A concerted propaganda campaign has criminalized warlocks and their craft (but not regular science that plays by the rules). The author really drives home the paranoia, which struck a sour chord with me. For a noir game, I would have expected magic as a metaphor for Prohibition, where the government tried to enforce an unpopular law. Instead, magic comes across as Communism during the Red Scare; warlocks can't even trust their closest friends not to turn them in when the chips are down.
Of course, these are both personal preferences. If crunchy mechanics and paranoia are to your liking, then EoM with hit all the right notes.
Mechanics
Kevin Millard's core mechanic is a thing of beauty. Characters have a pretty standard set of Stats and Skills, but they're not nested or added together as you'd expect. Players roll two dice to resolve actions, then add one to their stat and one to their skill. This creates four possible outcomes: complete success, total failure, a partial success by skill, and a partial success by raw talent. One roll, four potential outcomes, and a pleasing degree of narrative control.
The skill descriptions and the chapter on combat take this innovative mechanic and drag it back through standard RPG territory. Rather than providing example partial successes for each skill and combat action, it may have been better to explain solely through the examples of play. I think the core mechanic will really shine when players have to justify their rolls within the context of a specific narrative. Robbed of any context, it's difficult to offer good examples.
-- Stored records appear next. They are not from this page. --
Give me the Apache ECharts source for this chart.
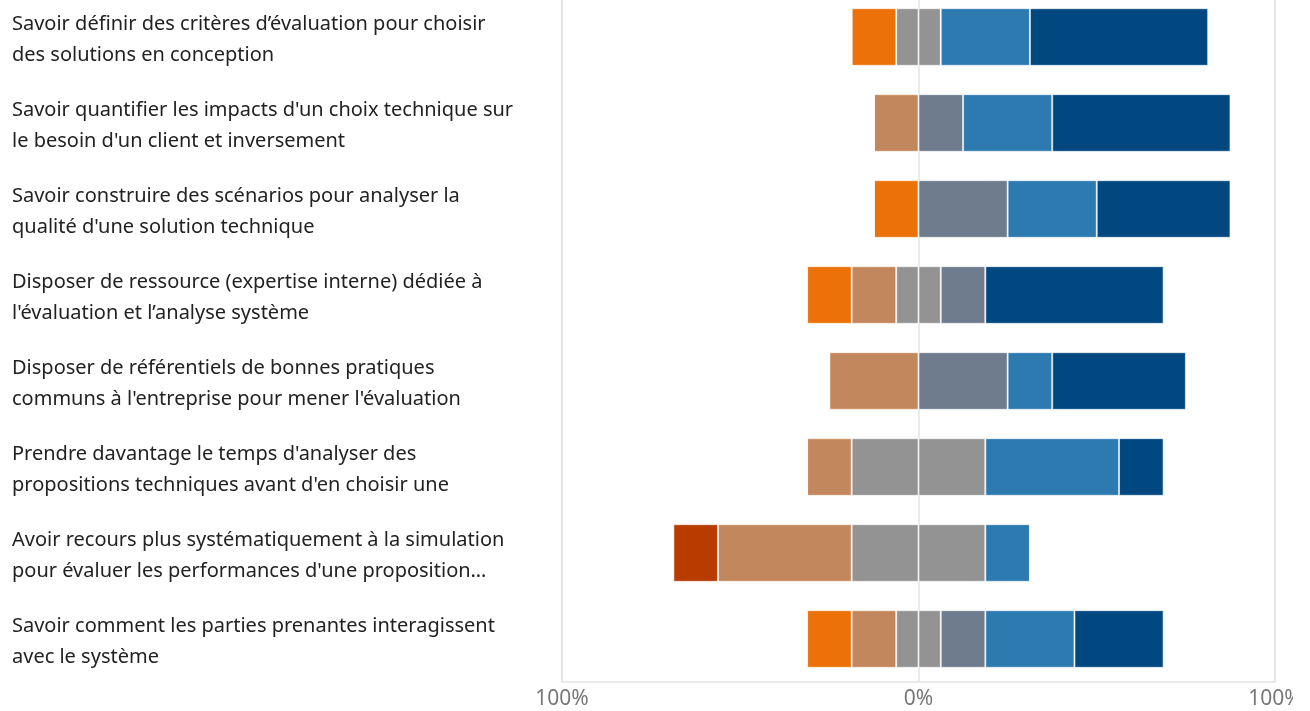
<!DOCTYPE html>
<html>
<head>
<meta charset="utf-8">
<script src="https://cdn.jsdelivr.net/npm/echarts@6/dist/echarts.min.js"></script>
<style>
html,body{margin:0;padding:0;background:#fff;}
#c{width:1293px;height:711px;}
</style>
</head>
<body>
<div id="c"></div>
<script>
const categories = [
  "Savoir définir des critères d’évaluation pour choisir\ndes solutions en conception",
  "Savoir quantifier les impacts d'un choix technique sur\nle besoin d'un client et inversement",
  "Savoir construire des scénarios pour analyser la\nqualité d'une solution technique",
  "Disposer de ressource (expertise interne) dédiée à\nl'évaluation et l’analyse système",
  "Disposer de référentiels de bonnes pratiques\ncommuns à l'entreprise pour mener l'évaluation",
  "Prendre davantage le temps d'analyser des\npropositions techniques avant d'en choisir une",
  "Avoir recours plus systématiquement à la simulation\npour évaluer les performances d'une proposition…",
  "Savoir comment les parties prenantes interagissent\navec le système"
];
// percentages (8 respondents, 12.5% each)
const darkRed  = [0, 0, 0, 0, 0, 0, 12.5, 0];
const orange   = [12.5, 0, 12.5, 12.5, 0, 0, 0, 12.5];
const tan      = [0, 12.5, 0, 12.5, 25, 12.5, 37.5, 12.5];
const neutral  = [12.5, 0, 0, 12.5, 0, 37.5, 37.5, 12.5];
const slate    = [0, 12.5, 25, 12.5, 25, 0, 0, 12.5];
const blue     = [25, 25, 25, 0, 12.5, 37.5, 12.5, 25];
const darkBlue = [50, 50, 37.5, 50, 37.5, 12.5, 0, 25];
const xTicks = [-100, 0, 100];

const neg = a => a.map(v => -v);
const half = a => a.map(v => v / 2);

function bar(name, data, color) {
  return {
    name, type: 'bar', stack: 'total', data,
    barWidth: '67%',
    itemStyle: { color, borderColor: 'rgba(255,255,255,0.55)', borderWidth: 1 },
    emphasis: { disabled: true }
  };
}

const chart = echarts.init(document.getElementById('c'), null, { renderer: 'canvas' });
chart.setOption({
  animation: false,
  grid: { left: 562, width: 713, top: -6, bottom: 29, outerBoundsMode: 'none', containLabel: false,
          show: true, borderColor: '#e4e4e4', borderWidth: 1.5 },
  xAxis: {
    type: 'value', min: -100, max: 100, interval: 100,
    axisLine: { show: false }, axisTick: { show: false },
    splitLine: { show: true, lineStyle: { color: '#e4e4e4', width: 1.5 } },
    axisLabel: {
      color: '#777', fontSize: 21, fontFamily: 'Noto Sans', margin: 7,
      formatter: v => xTicks.includes(v) ? Math.abs(v) + '%' : ''
    }
  },
  yAxis: {
    type: 'category', data: categories, inverse: true,
    axisLine: { show: false }, axisTick: { show: false }, splitLine: { show: false },
    axisLabel: {
      align: 'left', margin: 550, color: '#222', fontSize: 20, lineHeight: 31,
      fontFamily: 'Noto Sans',
      formatter: v => '{s| }\n' + v,
      rich: { s: { fontSize: 1, lineHeight: 6 } }
    }
  },
  series: [
    bar('Neutre -', neg(half(neutral)), '#939393'),
    bar('Plutôt pas d\'accord', neg(tan), '#C2875C'),
    bar('Pas d\'accord', neg(orange), '#EB7108'),
    bar('Pas du tout d\'accord', neg(darkRed), '#B83B00'),
    bar('Neutre +', half(neutral), '#939393'),
    bar('Plutôt d\'accord', slate, '#6E7C8D'),
    bar('D\'accord', blue, '#2D7AB0'),
    bar('Tout à fait d\'accord', darkBlue, '#024880')
  ]
});
</script>
</body>
</html>
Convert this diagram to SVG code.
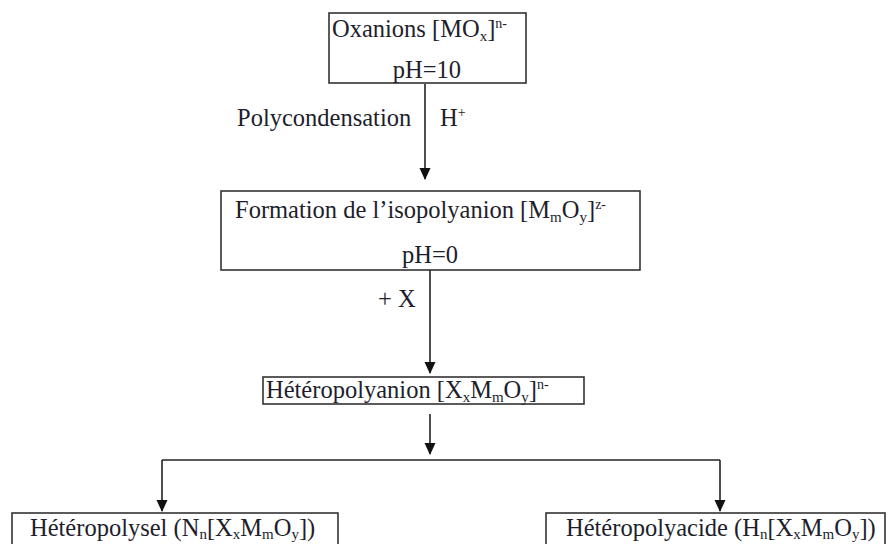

I'd put EoM on par with Unisystem or Storyteller in terms of its mechanical complexity. That should be fine for most gamers and, to be honest, folks like me are always free to ignore the rules we don't like. Those who want more crunch have a harder time seasoning to taste, so I can't really hold this against EoM.
GM Advice & Genre Emulation
Ironically, I wanted to see more rules for genre emulation. The author spends multiple chapters advising GMs and players on how to create noir characters, maintain a noir atmosphere, and build scenarios around noir themes. It's all excellent advice, but little of it is evident in the mechanics or character creation rules.
For example, there's a mechanic for "luck dice" that players can add to a normal roll. Why players don't earn these dice for genre-appropriate contributions is quite beyond my comprehension. (See Midway City's "sugar" for a masterful implementation.)
The chapter on character creation starts off with a page and half of concept questions like "What is your character's greatest desire" and "Does you character have a code by which he lives," but players are given no support in bringing those ideas to the table. Games like Unknown Armies and Dogs in the Vineyard have aptly demonstrated the power of encoding psychology and relationships in the character sheet. EoM really misses the boat in this regard.
Finally, I would have liked to see some pre-generated PCs or templates, a la Shadowrun or Buffy the Vampire Slayer. They would have given time-starved players a way to jump right into the game. There are plenty of NPCs in the setting chapters, which provide ample inspiration, but no indication of whether or not their stat blocks conform to the character creation rules.
Production Values
I've only seen an electronic copy (must wait until Gen Con to snag a dead tree edition), but the layout and page design are superb. Nate Barnes has done a great job with the interior design. The art ranges from pretty good to pretty sweet; I doubt even people who are into game art will complain.
My only organizational nits are as follows. First, the author states that the character creation and game mechanics sections were placed at the beginning for ease of reference. I'd think they would be best served in the middle, so the book would lie flat. Second, I was a little miffed that all the rich, meaty goodness of Gateway was sequestered in an appendix. It deserves to be front and center.
The Verdict
The Edge of Midnight is a classy game of crime, magic, brutality, and intrigue. The rich setting and full-flavored writing earn it a Style of 5. Missed opportunities in an otherwise swanky rules set drop its Substance to 4. When I run it, I'll probably ditch everything but the core mechanic, borrow the "sugar" rules from Midway City, restructure the Science Skills to make magic more freeform, and have myself one helluva good time.
Will EoM finally bring popular success to one of the most under-appreciated genres in role-playing? If it doesn't, I can't imagine what will.